* **What you are asked to do**
Every record must appear in your copy exactly as written, with no pictures.

* **Input data**
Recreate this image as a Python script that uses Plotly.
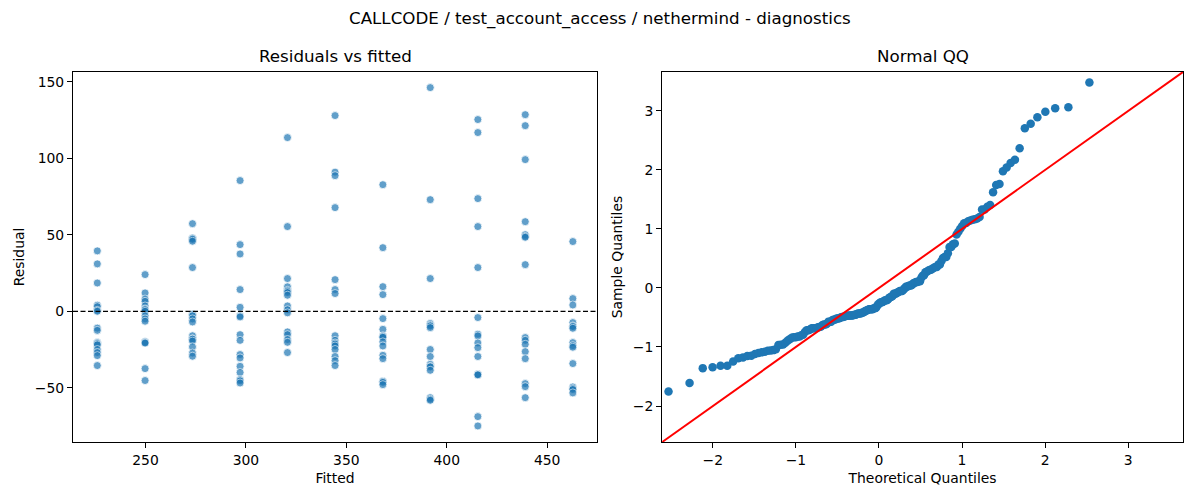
import statistics
import plotly.graph_objects as go

# ---- data ----
fitted_levels = [226.0, 249.8, 273.4, 297.1, 320.7, 344.4, 368.2, 391.8, 415.5, 439.1, 462.8]

residuals_by_level = [
    [39.5, 31, 18.5, 4, 3, 0.6, 0, -11, -12.5, -20.5, -21.2, -22, -25, -27, -29, -35.5],
    [24, 12, 8, 6.5, 3.5, 1.5, 1, 0, -3, -5, -6.5, -20, -20.5, -20.8, -37.5, -45.3],
    [57.3, 48, 47.5, 47, 45.8, 28.6, -2, -3, -5, -7, -16, -18, -18.3, -19.5, -23.3, -27.3, -29.4],
    [85.5, 43.6, 37.5, 14.2, 2.6, -3, -3.7, -15.3, -19, -28.3, -30.5, -36, -40, -44.7, -45.5, -46.9],
    [113.6, 55.4, 21.4, 16, 13.7, 13, 12.2, 10.5, 3.5, 1, -1, -13.5, -15.3, -18.5, -20.3, -27],
    [128, 91, 88.7, 67.8, 20.7, 14.2, 11.6, -16, -19, -20.7, -21.5, -22.7, -25, -29.6, -32.3, -35.5],
    [82.8, 41.6, 16.1, 10.9, -4.8, -11.8, -16, -16.5, -17, -20, -22.7, -28.8, -31, -45.8, -46.5, -48],
    [146.3, 73, 21.4, -8, -9, -9.6, -10.7, -25, -29.6, -34.7, -36, -36.4, -38.6, -56.5, -57.5, -58.2],
    [125.4, 116.9, 73.7, 55.4, 28.6, -4.1, -15, -16.1, -20.7, -23.8, -29.6, -41.2, -41.4, -41.6, -68.9, -75],
    [128.6, 121.4, 99.2, 58.6, 50.1, 49, 48.4, 30.5, -17.2, -19, -21.6, -26.4, -31, -47.3, -49.3, -56.5],
    [45.6, 8.3, 4.1, -7.4, -9.6, -10, -11.1, -20.5, -22.5, -23.5, -34.2, -49.5, -50.5, -51.2, -53.4],
]

resid_x_ticks = [250, 300, 350, 400, 450]
resid_y_ticks = [-50, 0, 50, 100, 150]
qq_ticks = [-2, -1, 0, 1, 2, 3]

suptitle = "CALLCODE / test_account_access / nethermind - diagnostics"
left_title = "Residuals vs fitted"
right_title = "Normal QQ"

# ---- flatten residual data ----
fitted = []
resid = []
for lvl, vals in zip(fitted_levels, residuals_by_level):
    fitted.extend([lvl] * len(vals))
    resid.extend(vals)

# ---- normal QQ (as statsmodels ProbPlot with fit=True, line='45') ----
n = len(resid)
mu = sum(resid) / n
sd = (sum((r - mu) ** 2 for r in resid) / n) ** 0.5
sample_q = sorted((r - mu) / sd for r in resid)
nd = statistics.NormalDist()
theo_q = [nd.inv_cdf(i / (n + 1)) for i in range(1, n + 1)]

qq_lim = [-2.61, 3.66]

FONT = "DejaVu Sans"
TICK = 13.9
TITLE = 16.7
BLUE = "#1f77b4"

# page body has an 8px margin: plot area in window = 73.3..1183 x 71.7..441.7
OFF = 8
L, R, T, B = 73.3 - OFF, 1183.0 - OFF, 71.7 - OFF, 441.7 - OFF
W, H = 1200, 500

fig = go.Figure()

fig.add_trace(go.Scatter(
    x=fitted, y=resid, mode="markers", xaxis="x", yaxis="y",
    marker=dict(color=BLUE, size=8, opacity=0.7, line=dict(color="white", width=0.8)),
    showlegend=False, hoverinfo="skip",
))

fig.add_trace(go.Scatter(
    x=theo_q, y=sample_q, mode="markers", xaxis="x2", yaxis="y2",
    marker=dict(color=BLUE, size=8.5, line=dict(width=0)),
    showlegend=False, hoverinfo="skip",
))

fig.add_trace(go.Scatter(
    x=qq_lim, y=qq_lim, mode="lines", xaxis="x2", yaxis="y2",
    line=dict(color="red", width=2),
    showlegend=False, hoverinfo="skip",
))

axis_common = dict(
    showgrid=False, zeroline=False, showline=True, linecolor="black", linewidth=1.1,
    mirror=True, ticks="outside", ticklen=5, tickwidth=1.1, tickcolor="black",
    tickfont=dict(family=FONT, size=TICK, color="black"), automargin=False,
)

span = R - L
left_dom = [0.0, (597.3 - 73.3) / span]
right_dom = [(662.3 - 73.3) / span, 1.0]
ph = B - T

fig.update_layout(
    width=W, height=H,
    margin=dict(l=L, r=W - R, t=T, b=H - B, autoexpand=False),
    paper_bgcolor="white", plot_bgcolor="white",
    font=dict(family=FONT, color="black"),
    xaxis=dict(axis_common, domain=left_dom, range=[213.9, 474.9], tickvals=resid_x_ticks,
               title=dict(text="Fitted", font=dict(family=FONT, size=TICK), standoff=6), anchor="y"),
    yaxis=dict(axis_common, range=[-85.5, 156.5], tickvals=resid_y_ticks,
               title=dict(text="Residual", font=dict(family=FONT, size=TICK), standoff=6), anchor="x"),
    xaxis2=dict(axis_common, domain=right_dom, range=qq_lim, tickvals=qq_ticks,
                title=dict(text="Theoretical Quantiles", font=dict(family=FONT, size=TICK), standoff=6), anchor="y2"),
    yaxis2=dict(axis_common, range=qq_lim, tickvals=qq_ticks,
                title=dict(text="Sample Quantiles", font=dict(family=FONT, size=TICK), standoff=6), anchor="x2"),
    shapes=[dict(type="line", xref="x domain", yref="y", x0=0, x1=1, y0=0, y1=0,
                 line=dict(color="black", width=1.2, dash="5px,2.5px"))],
    annotations=[
        dict(text=suptitle, xref="paper", yref="paper", x=0.5, y=(B - (18 - OFF)) / ph,
             xanchor="center", yanchor="middle", showarrow=False,
             font=dict(family=FONT, size=TITLE, color="black"), xshift=((600 - OFF) - (L + R) / 2)),
        dict(text=left_title, xref="x domain", yref="y domain", x=0.5, y=1,
             xanchor="center", yanchor="bottom", yshift=4, showarrow=False,
             font=dict(family=FONT, size=TITLE, color="black")),
        dict(text=right_title, xref="x2 domain", yref="y2 domain", x=0.5, y=1,
             xanchor="center", yanchor="bottom", yshift=4, showarrow=False,
             font=dict(family=FONT, size=TITLE, color="black")),
    ],
)

fig.write_html("out.html")
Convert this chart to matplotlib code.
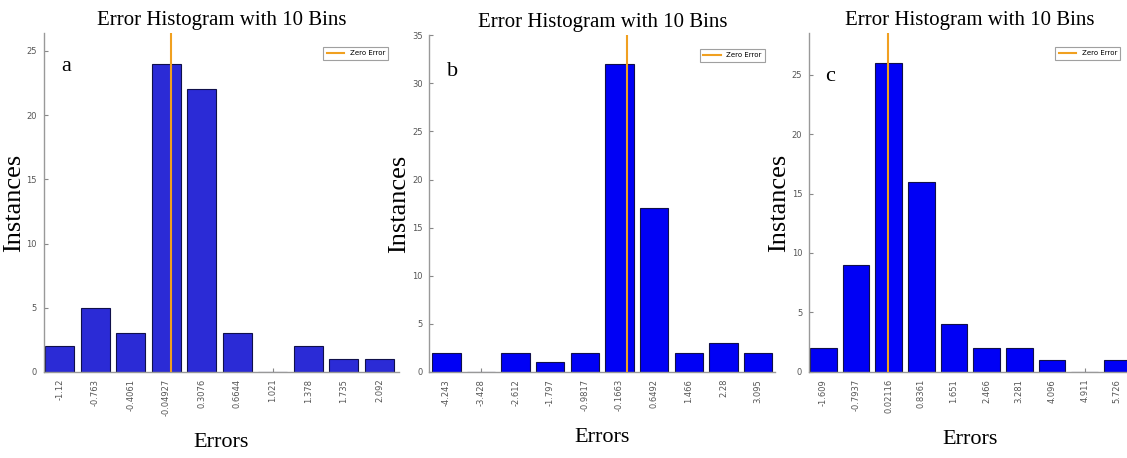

* **Exercise response**
Recreate this image as a Python script that uses Plotly.
import statistics
import plotly.graph_objects as go

# ---- data ----
fitted_levels = [226.0, 249.8, 273.4, 297.1, 320.7, 344.4, 368.2, 391.8, 415.5, 439.1, 462.8]

residuals_by_level = [
    [39.5, 31, 18.5, 4, 3, 0.6, 0, -11, -12.5, -20.5, -21.2, -22, -25, -27, -29, -35.5],
    [24, 12, 8, 6.5, 3.5, 1.5, 1, 0, -3, -5, -6.5, -20, -20.5, -20.8, -37.5, -45.3],
    [57.3, 48, 47.5, 47, 45.8, 28.6, -2, -3, -5, -7, -16, -18, -18.3, -19.5, -23.3, -27.3, -29.4],
    [85.5, 43.6, 37.5, 14.2, 2.6, -3, -3.7, -15.3, -19, -28.3, -30.5, -36, -40, -44.7, -45.5, -46.9],
    [113.6, 55.4, 21.4, 16, 13.7, 13, 12.2, 10.5, 3.5, 1, -1, -13.5, -15.3, -18.5, -20.3, -27],
    [128, 91, 88.7, 67.8, 20.7, 14.2, 11.6, -16, -19, -20.7, -21.5, -22.7, -25, -29.6, -32.3, -35.5],
    [82.8, 41.6, 16.1, 10.9, -4.8, -11.8, -16, -16.5, -17, -20, -22.7, -28.8, -31, -45.8, -46.5, -48],
    [146.3, 73, 21.4, -8, -9, -9.6, -10.7, -25, -29.6, -34.7, -36, -36.4, -38.6, -56.5, -57.5, -58.2],
    [125.4, 116.9, 73.7, 55.4, 28.6, -4.1, -15, -16.1, -20.7, -23.8, -29.6, -41.2, -41.4, -41.6, -68.9, -75],
    [128.6, 121.4, 99.2, 58.6, 50.1, 49, 48.4, 30.5, -17.2, -19, -21.6, -26.4, -31, -47.3, -49.3, -56.5],
    [45.6, 8.3, 4.1, -7.4, -9.6, -10, -11.1, -20.5, -22.5, -23.5, -34.2, -49.5, -50.5, -51.2, -53.4],
]

resid_x_ticks = [250, 300, 350, 400, 450]
resid_y_ticks = [-50, 0, 50, 100, 150]
qq_ticks = [-2, -1, 0, 1, 2, 3]

suptitle = "CALLCODE / test_account_access / nethermind - diagnostics"
left_title = "Residuals vs fitted"
right_title = "Normal QQ"

# ---- flatten residual data ----
fitted = []
resid = []
for lvl, vals in zip(fitted_levels, residuals_by_level):
    fitted.extend([lvl] * len(vals))
    resid.extend(vals)

# ---- normal QQ (as statsmodels ProbPlot with fit=True, line='45') ----
n = len(resid)
mu = sum(resid) / n
sd = (sum((r - mu) ** 2 for r in resid) / n) ** 0.5
sample_q = sorted((r - mu) / sd for r in resid)
nd = statistics.NormalDist()
theo_q = [nd.inv_cdf(i / (n + 1)) for i in range(1, n + 1)]

qq_lim = [-2.61, 3.66]

FONT = "DejaVu Sans"
TICK = 13.9
TITLE = 16.7
BLUE = "#1f77b4"

# page body has an 8px margin: plot area in window = 73.3..1183 x 71.7..441.7
OFF = 8
L, R, T, B = 73.3 - OFF, 1183.0 - OFF, 71.7 - OFF, 441.7 - OFF
W, H = 1200, 500

fig = go.Figure()

fig.add_trace(go.Scatter(
    x=fitted, y=resid, mode="markers", xaxis="x", yaxis="y",
    marker=dict(color=BLUE, size=8, opacity=0.7, line=dict(color="white", width=0.8)),
    showlegend=False, hoverinfo="skip",
))

fig.add_trace(go.Scatter(
    x=theo_q, y=sample_q, mode="markers", xaxis="x2", yaxis="y2",
    marker=dict(color=BLUE, size=8.5, line=dict(width=0)),
    showlegend=False, hoverinfo="skip",
))

fig.add_trace(go.Scatter(
    x=qq_lim, y=qq_lim, mode="lines", xaxis="x2", yaxis="y2",
    line=dict(color="red", width=2),
    showlegend=False, hoverinfo="skip",
))

axis_common = dict(
    showgrid=False, zeroline=False, showline=True, linecolor="black", linewidth=1.1,
    mirror=True, ticks="outside", ticklen=5, tickwidth=1.1, tickcolor="black",
    tickfont=dict(family=FONT, size=TICK, color="black"), automargin=False,
)

span = R - L
left_dom = [0.0, (597.3 - 73.3) / span]
right_dom = [(662.3 - 73.3) / span, 1.0]
ph = B - T

fig.update_layout(
    width=W, height=H,
    margin=dict(l=L, r=W - R, t=T, b=H - B, autoexpand=False),
    paper_bgcolor="white", plot_bgcolor="white",
    font=dict(family=FONT, color="black"),
    xaxis=dict(axis_common, domain=left_dom, range=[213.9, 474.9], tickvals=resid_x_ticks,
               title=dict(text="Fitted", font=dict(family=FONT, size=TICK), standoff=6), anchor="y"),
    yaxis=dict(axis_common, range=[-85.5, 156.5], tickvals=resid_y_ticks,
               title=dict(text="Residual", font=dict(family=FONT, size=TICK), standoff=6), anchor="x"),
    xaxis2=dict(axis_common, domain=right_dom, range=qq_lim, tickvals=qq_ticks,
                title=dict(text="Theoretical Quantiles", font=dict(family=FONT, size=TICK), standoff=6), anchor="y2"),
    yaxis2=dict(axis_common, range=qq_lim, tickvals=qq_ticks,
                title=dict(text="Sample Quantiles", font=dict(family=FONT, size=TICK), standoff=6), anchor="x2"),
    shapes=[dict(type="line", xref="x domain", yref="y", x0=0, x1=1, y0=0, y1=0,
                 line=dict(color="black", width=1.2, dash="5px,2.5px"))],
    annotations=[
        dict(text=suptitle, xref="paper", yref="paper", x=0.5, y=(B - (18 - OFF)) / ph,
             xanchor="center", yanchor="middle", showarrow=False,
             font=dict(family=FONT, size=TITLE, color="black"), xshift=((600 - OFF) - (L + R) / 2)),
        dict(text=left_title, xref="x domain", yref="y domain", x=0.5, y=1,
             xanchor="center", yanchor="bottom", yshift=4, showarrow=False,
             font=dict(family=FONT, size=TITLE, color="black")),
        dict(text=right_title, xref="x2 domain", yref="y2 domain", x=0.5, y=1,
             xanchor="center", yanchor="bottom", yshift=4, showarrow=False,
             font=dict(family=FONT, size=TITLE, color="black")),
    ],
)

fig.write_html("out.html")
Convert this chart to matplotlib code.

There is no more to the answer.